Google adds rival voice-based search for iOS
Google has unveiled upgrades to its search engine, with a voice search application available to iOS devices and Gmail content included in search results.
According to Google, its voice-based search function – a rival to Apple’s Siri – will be available soon for iPhones and iPads.
“Often the most natural way to ask a question is by asking aloud. So we’ve combined our speech recognition expertise, understanding of language and the Knowledge Graph so that Voice Search can better interpret your questions and sometimes speak the answers back as full sentences,” said Amit Singhal, Google Search vice president in a blog.
“This has been available on Android for a few weeks. It’ll soon be available on your iPhone or iPad.”

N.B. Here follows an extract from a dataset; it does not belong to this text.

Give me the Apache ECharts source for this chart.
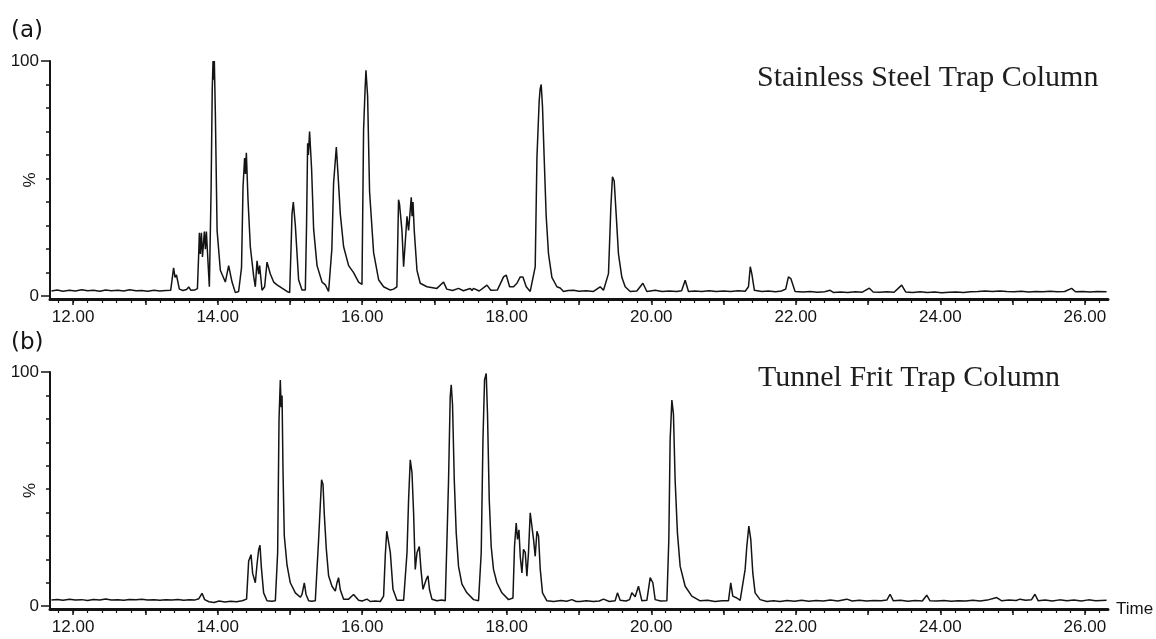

The move could be seen as a counter attack on Apple, which has recently been stripping Google services from its iOS operating platform, and analysts suspect Apple may dump Google as its main search engine when their current agreement runs out.
Google’s launch will give iPhone users options should Apple end the search relationship.
“You just need to tap the microphone icon and ask your question, the same way you’d ask a friend. For example, ask ‘What movies are playing this weekend?’ and you’ll see your words streamed back to you quickly as you speak,” said Singhal. “It works for everything from celebrity factoids to the height of Kilimanjaro.”
Google also announced a trial service for people who want their Gmail inboxes included in search results, claiming the move would make it easier to search for personal information such as flight details.
The limited trial is open for Gmail users to sign up, and according to Google it should free up information within user inboxes.
“Sometimes the best answer to your question isn’t available on the public web — it may be contained somewhere else, such as in your email,” the company said. “You shouldn’t have to be your own mini search engine to find the most useful information: it should just work.”
How the results will differ from a straight search within within Gmail is unclear. “We’re working on some even more useful features,” Singhal said. “For example, if you search for ‘my flights’ we will organise flight confirmation emails for any upcoming trips in an easy-to-read way right on the search results page.”
Google also said it was making its Knowledge Graph available to non-US countries, with the service due to roll out within days. According to Google, the Knowledge Graph means searches should deliver more relevant results based on where the search is undertaken, and present a more contextual set of results using social networks and other content.